Amid GoPro's (NASDAQ:GPRO) 70% decline over the past year, there has been rampant speculation that the action-camera maker could be acquired by a larger company.
Supporters of a buyout argue that GoPro's brand remains strong, its social media base is valuable, and that its stock trades at just 13 times forward earnings -- a discount compared to its expected five-year annual earnings growth rate of 23%. Its market cap of $2.6 billion is only moderately higher than its projected 2015 revenue of $1.7 billion.
The bears argue that GoPro is a one-trick pony, that cheaper action cameras and better smartphone cameras will marginalize its devices, and that its forward estimates are based on overly bullish forecasts. Nonetheless, tech investors should understand the buyout case for GoPro, and recognize the most likely suitors for the company.
Earlier this year, Alphabet's (NASDAQ:GOOG) (NASDAQ:GOOGL) Google partnered with GoPro to create a 16-camera VR rig called Odyssey. The $15,000 rig can be used to film 360-degree videos for YouTube through Google's Jump platform. These 360-degree videos can be viewed by moving the mobile device or by using Google Cardboard.
While the Odyssey might seem designed for a niche market, tech M&A advisory firm Digi-Capital estimates that the global VR market's total value could surge to $30 billion by 2020, thanks to growing interest in VR games, experiences, and films. To reach more mainstream users, GoPro plans to launch a smaller six-camera rig, the Spherical, at a lower $3,000 price tag. Back in April, GoPro also acquired French start-up Kolor, which stitches together videos to create panoramic VR videos which can be shared and viewed through its mobile app and Cardboard.
GoPro's YouTube channel, which has over 3.5 million subscribers, already showcases numerous Google Jump videos. Therefore, it might be logical for Google to buy GoPro's cameras and digital platform as its "VR launchpad."
Shortly after Google and GoPro started launching 360-degree videos, Facebook (NASDAQ:FB) added similar GoPro-produced videos to its News Feed. Since Facebook revolutionized how people share photos and videos online, upgrading to 360-degree videos would seem like a logical next step.
Those 360-degree videos also complement Facebook's $2 billion purchase of Oculus VR, since the Oculus Rift headset can already be used to watch 360-degree videos. When CEO Mark Zuckerberg initially announced the Oculus acquisition, he stated that the Rift would initially be marketed as an "immersive gaming" device before becoming "a platform for many other experiences" like remote teaching, telehealth, or attending live events. Simply put, Facebook could evolve beyond its blue and white walls and into a VR world where people can virtually interact with each other.
But for Facebook's plan to work, it needs a capture device to stream 360-degree video back to the Rift. Samsung demonstrated this connection earlier this year by streaming a baby's live birth to a father wearing a VR headset 2,500 miles away. If Facebook buys GoPro's VR rigs and shrinks them down to more affordable cube-like devices, it could simultaneously enhance its News Feed and Oculus VR businesses.
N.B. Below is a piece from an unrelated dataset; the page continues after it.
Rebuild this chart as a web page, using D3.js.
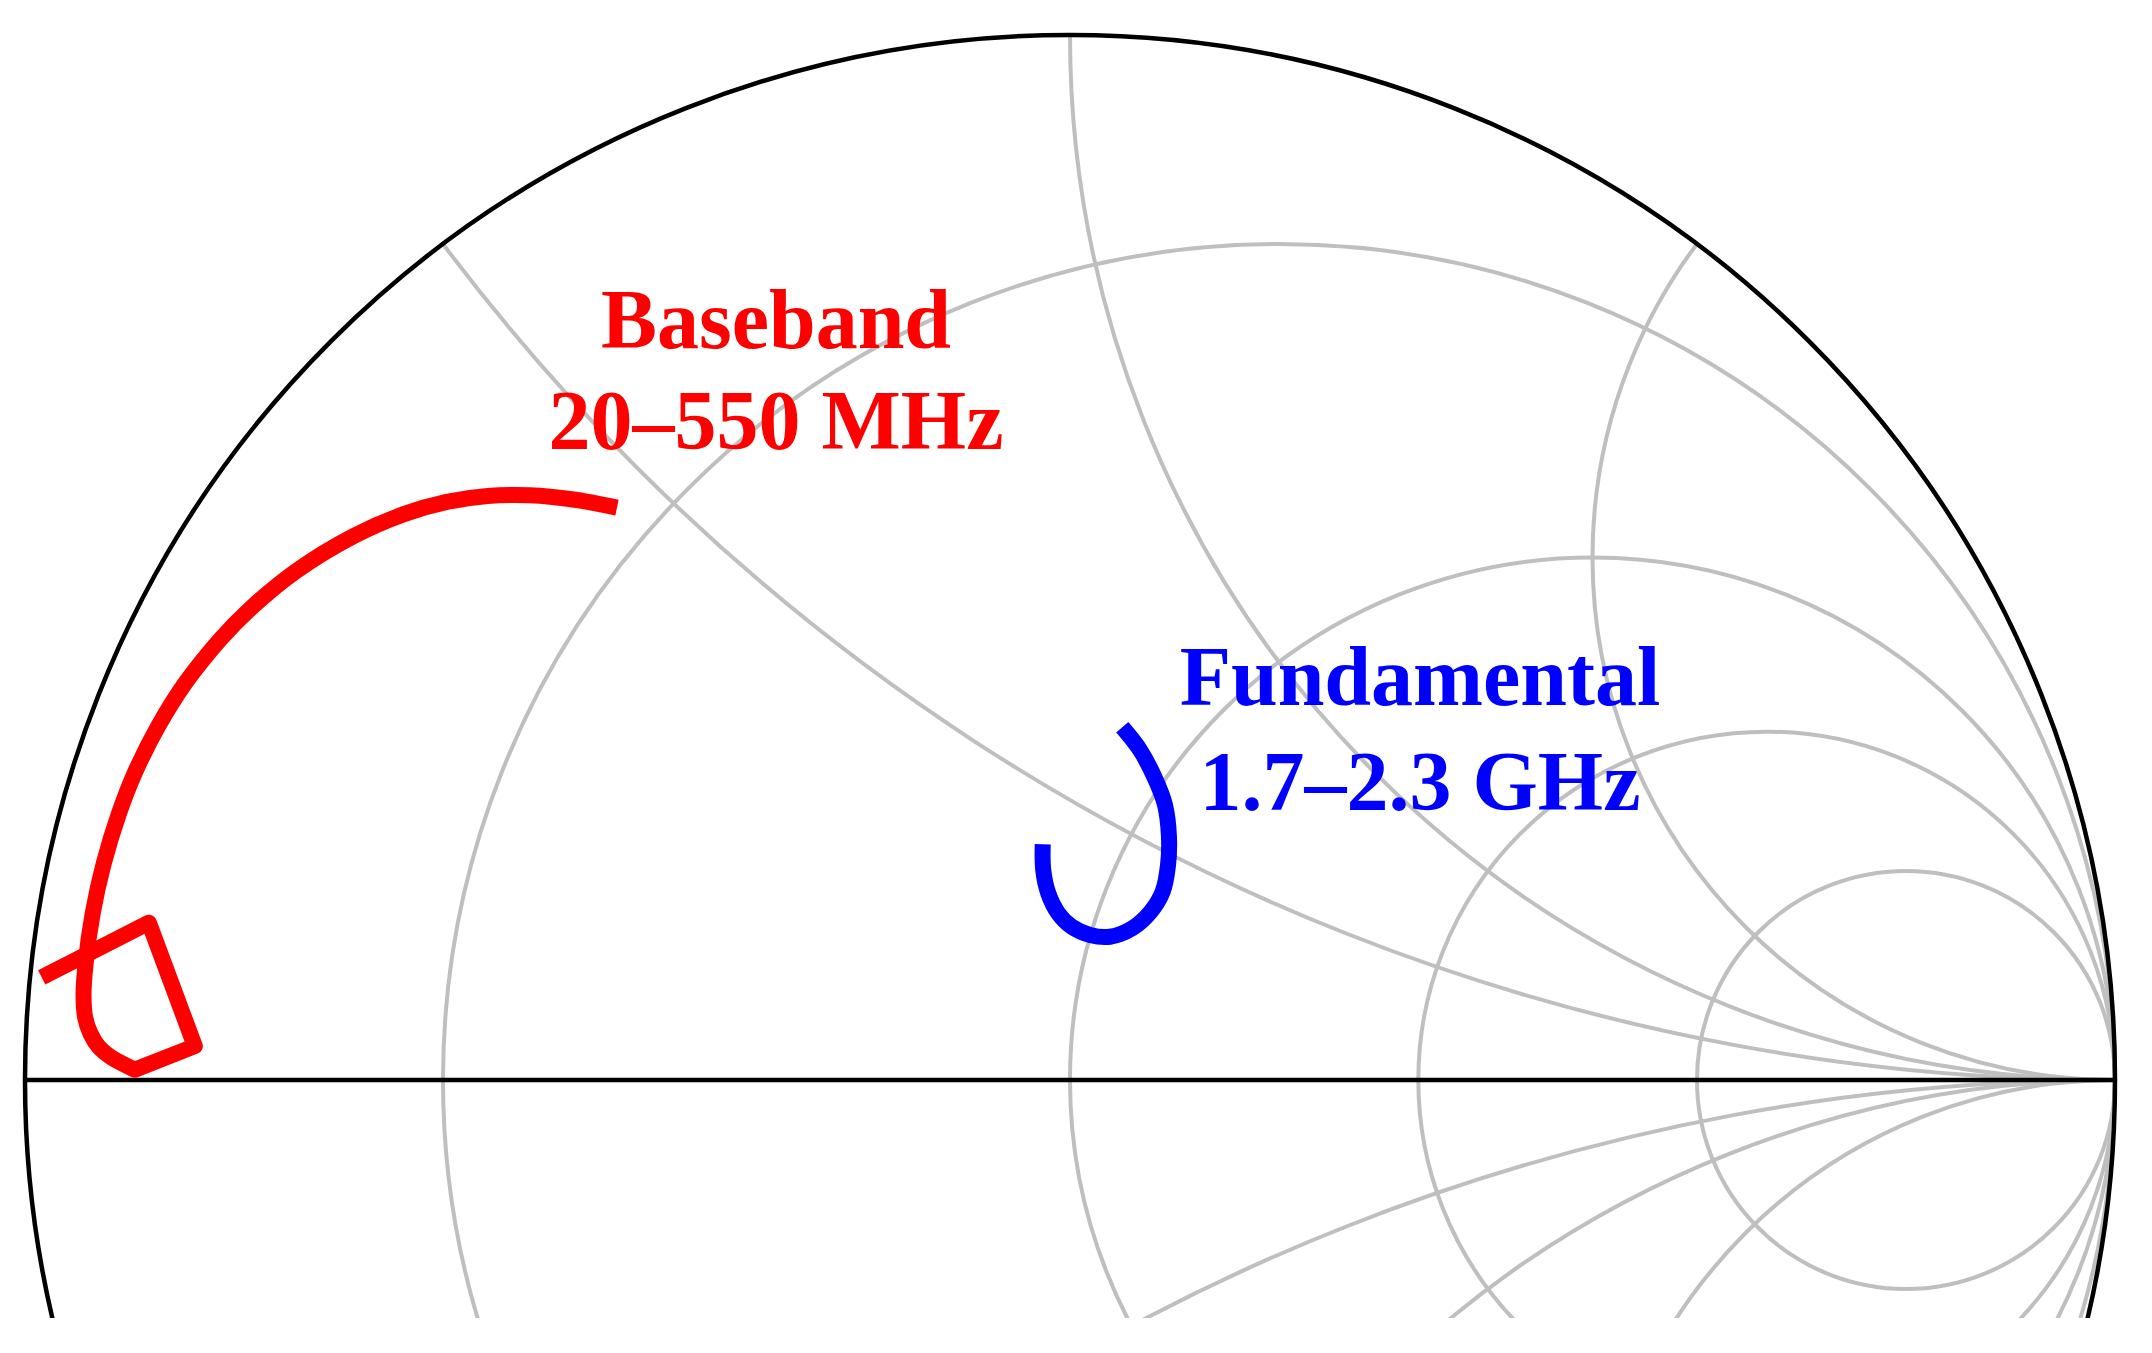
<!DOCTYPE html>
<html>
<head>
<meta charset="utf-8">
<script src="https://cdn.jsdelivr.net/npm/d3@7"></script>
<style>
  body { margin: 0; background: #fff; }
</style>
</head>
<body>
<div class="chart-container"></div>
<script>
// Smith chart grid values
const resistanceValues = [0.25, 1, 2, 4];
const reactanceValues = [0.5, 1, 2, -0.5, -1, -2];

// Baseband trace (reflection coefficient, re / im)
const basebandRe = [-0.4335, -0.4752, -0.5165, -0.5572, -0.5963, -0.6374, -0.6856, -0.7404, -0.7853, -0.8126,
  -0.8467, -0.8721, -0.8949, -0.9098, -0.9246, -0.9352, -0.9420, -0.9440,
  -0.9424, -0.9374, -0.9291, -0.9178, -0.8950, -0.8375, -0.8814, -0.9840];
const basebandIm = [0.5477, 0.5555, 0.5596, 0.5588, 0.5532, 0.5415, 0.5205, 0.4871, 0.4502, 0.4223,
  0.3798, 0.3393, 0.2940, 0.2558, 0.2074, 0.1595, 0.1114, 0.0813,
  0.0597, 0.0445, 0.0313, 0.0218, 0.0098, 0.0324, 0.1505, 0.0983];

// Fundamental trace
const fundamentalRe = [0.0500, 0.0670, 0.0813, 0.0909, 0.0947, 0.0938, 0.0887, 0.0772, 0.0596, 0.0383,
  0.0191, 0.0016, -0.0112, -0.0208, -0.0256, -0.0261];
const fundamentalIm = [0.3375, 0.3158, 0.2887, 0.2632, 0.2328, 0.2057, 0.1802, 0.1610, 0.1452, 0.1371,
  0.1388, 0.1467, 0.1595, 0.1787, 0.2010, 0.2256];

const basebandLabel = ["Baseband", "20–550 MHz"];
const fundamentalLabel = ["Fundamental", "1.7–2.3 GHz"];

const width = 2152, height = 1353;
const cx = 1070, cy = 1080, R = 1045;

let svg = d3.select(".chart-container").append("svg")
  .attr("width", width).attr("height", height)
  .style("display", "block");

svg.append("rect").attr("width", width).attr("height", height).attr("fill", "#fff");

let x = d3.scaleLinear().domain([-1, 1]).range([cx - R, cx + R]);
let y = d3.scaleLinear().domain([-1, 1]).range([cy + R, cy - R]);
const len = v => x(v) - x(0);

let defs = svg.append("defs");
defs.append("clipPath").attr("id", "crop")
  .append("rect").attr("x", 0).attr("y", 0).attr("width", width).attr("height", 1318);
defs.append("clipPath").attr("id", "unit")
  .append("circle").attr("cx", x(0)).attr("cy", y(0)).attr("r", len(1));

let chart = svg.append("g").attr("clip-path", "url(#crop)");

// grid
let grid = chart.append("g").attr("clip-path", "url(#unit)")
  .attr("fill", "none").attr("stroke", "#bfbfbf").attr("stroke-width", 4);

grid.selectAll(".res").data(resistanceValues).enter().append("circle")
  .attr("class", "res")
  .attr("cx", r => x(r / (r + 1)))
  .attr("cy", y(0))
  .attr("r", r => len(1 / (r + 1)));

grid.selectAll(".reac").data(reactanceValues).enter().append("circle")
  .attr("class", "reac")
  .attr("cx", x(1))
  .attr("cy", v => y(1 / v))
  .attr("r", v => len(1 / Math.abs(v)));

// outer circle and real axis
chart.append("line")
  .attr("x1", x(-1)).attr("x2", x(1)).attr("y1", y(0)).attr("y2", y(0))
  .attr("stroke", "#000").attr("stroke-width", 4.5);
chart.append("circle")
  .attr("cx", x(0)).attr("cy", y(0)).attr("r", len(1))
  .attr("fill", "none").attr("stroke", "#000").attr("stroke-width", 4.5);

// traces
let baseband = basebandRe.map((d, i) => [d, basebandIm[i]]);
let fundamental = fundamentalRe.map((d, i) => [d, fundamentalIm[i]]);

// smooth sweep down to the corner point, straight segments after it
let smoothLine = d3.line().curve(d3.curveCatmullRom.alpha(0.5)).x(d => x(d[0])).y(d => y(d[1]));
let straightLine = d3.line().x(d => x(d[0])).y(d => y(d[1]));
let bbPath = smoothLine(baseband.slice(0, 23)) + straightLine(baseband.slice(22)).replace(/^M/, "L");

chart.append("path")
  .attr("d", bbPath)
  .attr("fill", "none").attr("stroke", "#ff0000").attr("stroke-width", 16)
  .attr("stroke-linejoin", "round").attr("stroke-linecap", "butt");

chart.append("path").datum(fundamental)
  .attr("d", smoothLine)
  .attr("fill", "none").attr("stroke", "#0000ff").attr("stroke-width", 16)
  .attr("stroke-linecap", "butt");

// labels
function label(lines, px, py, dy, color) {
  chart.append("g").selectAll("text").data(lines).enter().append("text")
    .attr("x", px)
    .attr("y", (d, i) => py + i * dy)
    .attr("text-anchor", "middle")
    .attr("font-family", "'Liberation Serif', 'Times New Roman', serif")
    .attr("font-weight", "bold")
    .attr("font-size", 84)
    .attr("fill", color)
    .text(d => d);
}
label(basebandLabel, 776, 348, 101, "#ff0000");
label(fundamentalLabel, 1420, 705, 105, "#0000ff");
</script>
</body>
</html>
Apple (NASDAQ:AAPL) has notably lagged behind Google and Facebook in the VR market. The company has made multiple AR and VR acquisitions and filed related patents, but it hasn't unveiled any first-party products or services yet. Apple has also expressed interest in the action camera market on two occasions. First, it filed a patent to make one in January. Second, it launched a "Shot on iPhone 6" gallery earlier this year to showcase GoPro-like shots being taken on the iPhone.
While those moves indicate that Apple might launch an "Apple Cam," it might be easier for Apple to simply buy GoPro to inherit its media base and VR partnerships. GoPro's action cameras and upcoming Karma drone could also help Apple diversify its top line away from the iPhone. FBR & Co. analyst Dan Ives, who suggests that a GoPro acquisition "makes sense", noted that "action cameras are uniquely positioned at the intersection of Apple's smartphones, wearables, and multimedia offerings".
In a previous article, I argued that buying GoPro wouldn't be that different from buying Beats. Both companies had strong brands, appealed to niche markets, and had growing digital ecosystems. Apple was willing to pay $3 billion for Beats, so it might do the same for GoPro.
But don't wait for a white knight
It's possible that Alphabet, Facebook, or Apple might eventually use their pocket change to buy GoPro, but investors shouldn't hold their breath.
Alphabet and Facebook could let the VR camera market evolve, then reap the benefits of a commoditized market without actually selling any cameras. Apple could simply make its own action camera or drone, since its brand is strong enough on its own. Therefore, GoPro investors should fully understand the bull and bear cases for the stock instead of holding out for a white knight "hero."